- Coat of Arms of Nicolás Cotoner, 23rd Marquess of Mondéjar

Head of the Royal Household of Spain
- In office 1975–1990
- Monarch: Juan Carlos I
- Preceded by: Office established
- Succeeded by: The Count of Latores

Personal details
- Born: 19 October 1905 Palma de Mallorca, Spain
- Died: 6 March 1996 (aged 90) Madrid, Spain

Military service
- Allegiance: Nationalist faction Spanish State Spanish Army
- Battles/wars: Spanish Civil War

= Nicolás Cotoner, 23rd Marquess of Mondéjar =

Nicolás Cotoner y Cotoner, 23rd Marquess of Mondéjar, 24th Count of Tendilla, 7th Marquess of Ariany, GE (19 October 1905 – 6 March 1996), was a Spanish nobleman and military officer, head of the Royal Household of Spain under Juan Carlos I, from 1975 to 1990.

== Nobility and titles ==
Cotoner is of the House of Cotoner, knight of the Order of the Golden Fleece and Grandee of Spain, 22nd Marquess of Mondéjar, 23rd Count of Tendilla, 7th Marquess of Ariany, knight of the Order of Calatrava and knight of the Order of Malta.

== Biography ==
Bachelor of Law, was a lieutenant during the Spanish Civil War, where is seriously injured, receives the individual military medal and reached the rank of general of cavalry after joining this weapon and studying at the Cavalry Academy of Valladolid.

He was married to María Trinidad Martos y Zabálburu, Viscountess of Ugena, heiress of a great family fortune and lands in Murcia.

He succeeded first in the title of Count of Tendilla (following the family tradition) and as such enters in January 1955 in the group of people dedicated to the education of the future King Juan Carlos I. Cotoner didn't succeed to the Marquessate of Mondéjar until after the death of his mother, by letter of succession of the 9 of May 1956.

In 1955, he was assigned as preceptor of the then Prince of Asturias, Juan Carlos de Borbón as a horse riding teacher and for his entry into the General Military Academy of Zaragoza.

He was also a link between Juan Carlos and his father, Juan de Borbón, exiled in Portugal, at critical moments such as the position of the Prince of Asturias in the succession to the head of the State after the death of General Franco.

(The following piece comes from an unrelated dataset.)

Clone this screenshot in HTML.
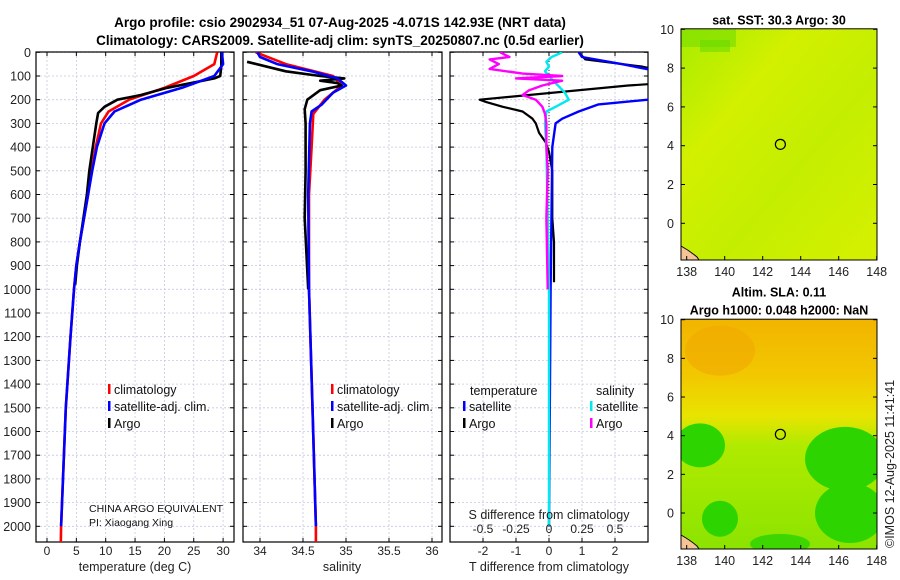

Don Juan appointed him head of the House of His Royal Highness the Prince of Spain, as heir to the throne in 1964, for eleven years later, on the death of Franco and with the accession to the throne as king of Spain, to be appointed Chief of the Royal House on 2 December 1975, position in which he remained until 22 January 1990, being replaced by Sabino Fernández Campo. He held the honorary title of Head of the King's House.

Another outstanding position he held was the presidency of the National Heritage Board of Directors that he obtained in 1976. He was one of the founders of the Instituto Estudios Bursátiles, which was established at the Royal Palace in 1988.

The king of Spain described him as "adoptive father" and "faithful counselor". Nicolás Cotoner showed himself to be a man of absolute confidence in the management of the national public interest, standing out during the complicated moments of the transition to democracy and during the failed Tejero coup on 23 February 1981, where maintained an active attitude of support for the king, facilitating contacts between the Crown and the different commands of the army.

He was in possession of numerous high distinctions, amongst them the Golden Fleece that was granted to him in 1977.

He died at the age of ninety on 6 March 1996.